- Born: July 16, 1973 (age 52) Denver, Colorado, U.S.
- Occupations: Filmmaker, author
- Awards: Golden Asteroide for Grand Prize 2004 Able Edwards SciencePlusFiction Film Festival

= Graham Robertson (filmmaker) =

American filmmaker and author (born 1973)

Graham Robertson (born July 16, 1973) is an American filmmaker and author. A native of Denver, Colorado, Robertson studied film at the College of Santa Fe in Santa Fe, New Mexico. Shortly thereafter, he found his way into the motion picture industry via set decoration and the art department working on numerous television series and feature films.

In 2000, Robertson, along with co-creator Philip Stark unleashed a viral internet spoof, Superfriends Wassup!, a parody of the Budweiser "Whassup?" commercial featuring clips from Hanna-Barbera's Super Friends.

In 2019, Robertson wrote, produced and directed the short film, Burbank starring Rockmond Dunbar. It's the tale of a man living in Burbank, California with a busted time machine in his garage.

Robertson has also written and directed the ultra low-budget feature film, Able Edwards. Executive produced by Steven Soderbergh and categorized by Guinness World Records as the first all green screen feature film.
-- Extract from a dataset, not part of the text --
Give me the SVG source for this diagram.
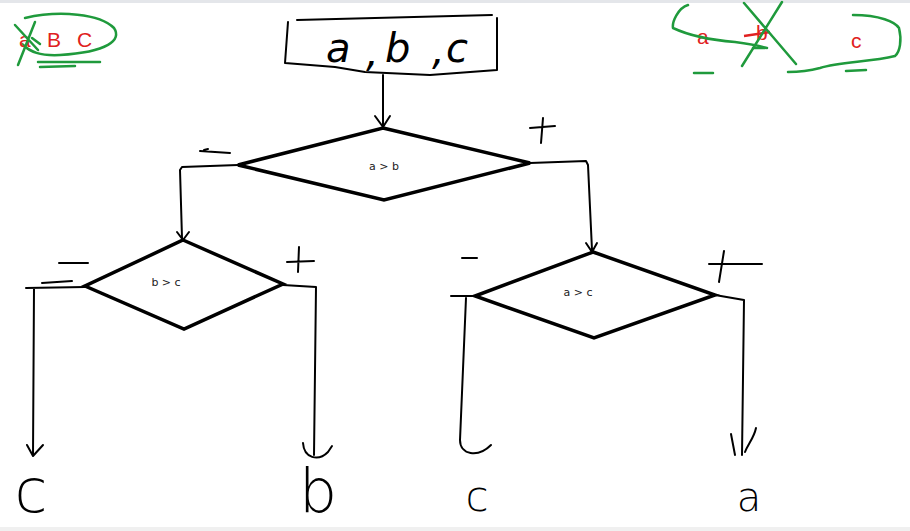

Able Edwards is the story about the clone of a Walt Disney/Howard Hughes type created to restore vitality to a once glorious corporation.

Based on the experiences of directing Able Edwards, Robertson went on to write the book, Desktop Cinema: Feature Filmmaking on the Home Computer, a step-by-step account into how one would make their own feature film on Apple's Macintosh computer.